Kim J, Thompson EA, Walsh EM, Schepp KG. Arch. Psychiatr. Nurs. 2015; 29(6): 434-440.

Affiliation

Department of Psychosocial & Community Health, University of Washington.

Copyright

(Copyright © 2015, Elsevier Publishing)

DOI

10.1016/j.apnu.2015.07.001

PMID

26577559

PMCID

PMC4653083

Abstract

BACKGROUND: Although the parent-adolescent relationship has been studied intensely, predictors and consequences of changes in the quality of the relationship across time have not been examined.

OBJECTIVES: This study examined the role of parent depression on changes in the parent-adolescent relationship, defined as support and conflict, and subsequent effects of relationship change on adolescent psychosocial outcomes including risky behavior, substance use, depressive symptoms, and hopelessness.

METHOD: Using data from a large prevention study, the sample included 110 youth at risk for high school drop out from the control condition; the sample was 48.2% of female, with a mean age of 15.9years. The data, gathered from adolescents and their parents across a period of approximately 18months, were analyzed using growth mixture modeling.

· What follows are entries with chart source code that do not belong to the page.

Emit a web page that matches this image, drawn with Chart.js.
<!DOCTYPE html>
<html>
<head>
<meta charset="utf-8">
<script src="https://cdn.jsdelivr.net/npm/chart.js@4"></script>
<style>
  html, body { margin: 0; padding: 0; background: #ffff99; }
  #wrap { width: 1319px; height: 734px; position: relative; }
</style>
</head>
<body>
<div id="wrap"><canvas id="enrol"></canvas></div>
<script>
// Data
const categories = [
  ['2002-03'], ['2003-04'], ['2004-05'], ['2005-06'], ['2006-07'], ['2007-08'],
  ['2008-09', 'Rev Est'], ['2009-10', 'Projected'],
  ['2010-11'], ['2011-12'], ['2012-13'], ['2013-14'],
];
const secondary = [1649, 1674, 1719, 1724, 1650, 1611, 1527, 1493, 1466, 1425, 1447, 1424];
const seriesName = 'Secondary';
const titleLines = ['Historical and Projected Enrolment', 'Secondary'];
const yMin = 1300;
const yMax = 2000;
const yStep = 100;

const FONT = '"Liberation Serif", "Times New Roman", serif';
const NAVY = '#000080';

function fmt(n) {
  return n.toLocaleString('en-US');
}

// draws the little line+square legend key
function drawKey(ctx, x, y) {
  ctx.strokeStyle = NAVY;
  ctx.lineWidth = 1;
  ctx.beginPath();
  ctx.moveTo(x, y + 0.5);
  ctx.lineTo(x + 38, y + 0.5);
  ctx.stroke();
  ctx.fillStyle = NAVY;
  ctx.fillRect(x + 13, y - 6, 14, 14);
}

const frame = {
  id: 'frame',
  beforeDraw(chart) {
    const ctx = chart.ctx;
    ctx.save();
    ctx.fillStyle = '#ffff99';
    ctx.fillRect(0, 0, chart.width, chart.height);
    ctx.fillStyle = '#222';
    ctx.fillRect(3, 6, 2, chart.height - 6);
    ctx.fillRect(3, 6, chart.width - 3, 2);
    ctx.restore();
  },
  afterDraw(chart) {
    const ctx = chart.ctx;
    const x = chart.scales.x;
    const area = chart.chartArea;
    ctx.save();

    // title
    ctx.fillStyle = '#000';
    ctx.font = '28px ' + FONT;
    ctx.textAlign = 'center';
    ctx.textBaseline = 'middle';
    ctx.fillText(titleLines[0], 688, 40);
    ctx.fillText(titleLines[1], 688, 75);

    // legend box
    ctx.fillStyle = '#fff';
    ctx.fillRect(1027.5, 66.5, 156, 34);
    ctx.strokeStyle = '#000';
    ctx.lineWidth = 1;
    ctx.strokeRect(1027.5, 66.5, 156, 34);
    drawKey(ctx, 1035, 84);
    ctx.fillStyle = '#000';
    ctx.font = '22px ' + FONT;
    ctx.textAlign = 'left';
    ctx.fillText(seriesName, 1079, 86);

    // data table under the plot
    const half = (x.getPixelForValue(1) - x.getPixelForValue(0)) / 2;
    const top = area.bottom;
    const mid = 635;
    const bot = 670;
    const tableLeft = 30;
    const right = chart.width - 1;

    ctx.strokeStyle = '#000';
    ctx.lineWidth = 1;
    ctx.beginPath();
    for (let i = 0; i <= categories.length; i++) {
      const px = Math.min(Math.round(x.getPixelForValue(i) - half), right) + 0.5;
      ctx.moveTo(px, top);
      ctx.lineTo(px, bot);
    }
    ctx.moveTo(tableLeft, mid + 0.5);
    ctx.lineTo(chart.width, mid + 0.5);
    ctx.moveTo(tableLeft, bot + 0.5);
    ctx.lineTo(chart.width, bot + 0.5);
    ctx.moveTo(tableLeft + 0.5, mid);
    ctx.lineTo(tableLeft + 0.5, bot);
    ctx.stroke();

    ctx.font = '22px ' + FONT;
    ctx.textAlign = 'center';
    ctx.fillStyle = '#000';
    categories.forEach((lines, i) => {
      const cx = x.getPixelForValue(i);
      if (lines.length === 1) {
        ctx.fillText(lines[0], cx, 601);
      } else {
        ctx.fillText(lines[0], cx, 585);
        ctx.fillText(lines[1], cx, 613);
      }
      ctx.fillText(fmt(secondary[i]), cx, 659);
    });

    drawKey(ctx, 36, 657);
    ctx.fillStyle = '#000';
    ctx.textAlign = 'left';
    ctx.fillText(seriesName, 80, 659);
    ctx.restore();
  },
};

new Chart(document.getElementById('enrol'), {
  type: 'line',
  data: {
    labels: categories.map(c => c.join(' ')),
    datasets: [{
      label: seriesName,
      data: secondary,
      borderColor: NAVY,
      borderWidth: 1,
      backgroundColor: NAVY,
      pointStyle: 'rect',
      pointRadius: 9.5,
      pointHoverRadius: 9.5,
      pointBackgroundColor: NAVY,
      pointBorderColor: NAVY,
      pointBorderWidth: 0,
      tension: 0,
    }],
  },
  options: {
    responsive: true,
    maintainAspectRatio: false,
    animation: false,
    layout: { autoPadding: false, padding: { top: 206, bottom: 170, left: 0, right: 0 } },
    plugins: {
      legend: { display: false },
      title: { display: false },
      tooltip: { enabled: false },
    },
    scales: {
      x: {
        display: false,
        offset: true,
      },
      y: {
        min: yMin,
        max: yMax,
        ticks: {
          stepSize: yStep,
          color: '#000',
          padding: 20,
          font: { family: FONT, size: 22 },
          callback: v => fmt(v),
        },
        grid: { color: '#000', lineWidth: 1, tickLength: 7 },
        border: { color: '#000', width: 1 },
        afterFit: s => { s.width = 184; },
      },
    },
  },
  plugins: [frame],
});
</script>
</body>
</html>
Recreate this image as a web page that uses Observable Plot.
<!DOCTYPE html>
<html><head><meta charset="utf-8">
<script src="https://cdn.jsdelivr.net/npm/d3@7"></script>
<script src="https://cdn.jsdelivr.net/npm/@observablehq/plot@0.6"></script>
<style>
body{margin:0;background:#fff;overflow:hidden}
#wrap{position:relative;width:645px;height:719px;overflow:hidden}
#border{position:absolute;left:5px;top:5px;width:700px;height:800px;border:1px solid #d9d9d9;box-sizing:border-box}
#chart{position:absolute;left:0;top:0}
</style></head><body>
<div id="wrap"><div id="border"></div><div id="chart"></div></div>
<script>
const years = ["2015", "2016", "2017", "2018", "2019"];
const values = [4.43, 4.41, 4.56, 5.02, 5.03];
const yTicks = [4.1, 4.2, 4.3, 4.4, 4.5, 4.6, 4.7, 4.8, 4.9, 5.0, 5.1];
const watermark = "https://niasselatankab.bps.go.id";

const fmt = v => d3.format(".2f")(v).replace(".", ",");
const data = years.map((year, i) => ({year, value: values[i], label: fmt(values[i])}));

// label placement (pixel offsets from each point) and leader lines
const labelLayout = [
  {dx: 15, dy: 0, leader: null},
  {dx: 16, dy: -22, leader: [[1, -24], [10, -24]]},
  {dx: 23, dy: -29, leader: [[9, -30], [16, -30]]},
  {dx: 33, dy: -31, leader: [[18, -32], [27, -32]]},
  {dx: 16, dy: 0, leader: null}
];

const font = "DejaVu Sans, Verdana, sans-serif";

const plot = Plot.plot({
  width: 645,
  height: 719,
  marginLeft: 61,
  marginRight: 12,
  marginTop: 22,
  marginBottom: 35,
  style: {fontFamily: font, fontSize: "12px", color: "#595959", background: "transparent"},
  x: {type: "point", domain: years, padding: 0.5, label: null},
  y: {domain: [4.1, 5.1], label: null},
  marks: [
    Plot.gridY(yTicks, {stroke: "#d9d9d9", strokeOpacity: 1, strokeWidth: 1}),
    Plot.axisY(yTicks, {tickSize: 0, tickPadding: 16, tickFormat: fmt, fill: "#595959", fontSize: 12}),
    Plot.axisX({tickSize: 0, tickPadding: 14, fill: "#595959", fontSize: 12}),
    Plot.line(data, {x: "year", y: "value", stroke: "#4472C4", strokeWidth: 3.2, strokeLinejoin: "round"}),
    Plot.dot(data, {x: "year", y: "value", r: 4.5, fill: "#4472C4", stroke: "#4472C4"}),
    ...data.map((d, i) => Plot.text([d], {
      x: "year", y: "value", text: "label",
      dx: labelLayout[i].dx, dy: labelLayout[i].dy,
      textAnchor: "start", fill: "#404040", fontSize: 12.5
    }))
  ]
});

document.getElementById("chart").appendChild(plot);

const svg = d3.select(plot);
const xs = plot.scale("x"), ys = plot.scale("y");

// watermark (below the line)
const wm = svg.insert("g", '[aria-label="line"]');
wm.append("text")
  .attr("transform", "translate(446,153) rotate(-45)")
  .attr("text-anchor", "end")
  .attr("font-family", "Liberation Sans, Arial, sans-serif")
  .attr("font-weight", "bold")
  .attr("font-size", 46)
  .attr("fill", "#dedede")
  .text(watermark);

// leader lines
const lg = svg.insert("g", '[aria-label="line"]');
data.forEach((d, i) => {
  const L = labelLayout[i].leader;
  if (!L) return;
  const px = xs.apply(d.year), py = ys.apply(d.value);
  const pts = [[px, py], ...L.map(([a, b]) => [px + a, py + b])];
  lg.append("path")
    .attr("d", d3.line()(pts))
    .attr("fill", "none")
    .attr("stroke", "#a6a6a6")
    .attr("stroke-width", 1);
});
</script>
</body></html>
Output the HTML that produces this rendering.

RESULTS: Three distinct trajectories for parent-adolescent conflict (high-decreasing, low-increasing, low-stable trajectory) were identified as well as a single growth model for support, which revealed a slight decline in support across time. Parent depression was a significant predictor of perceived support, but not of membership in trajectories of conflict. Low parent-adolescent support was associated with adolescent depression and hopelessness measured 18months post-baseline. Adolescents in the low but increasing conflict trajectory and those having a parent with depression reported increased depression and hopelessness 18months later.

DISCUSSION: Parent-Adolescent support and conflict were associated with adolescent emotional outcomes, particularly depression and hopelessness. The findings provide evidence that will inform prevention strategies to facilitate parent-adolescent support, minimize the negative impact of relationship conflict, and thereby promote healthy psychosocial outcomes for at-risk adolescence.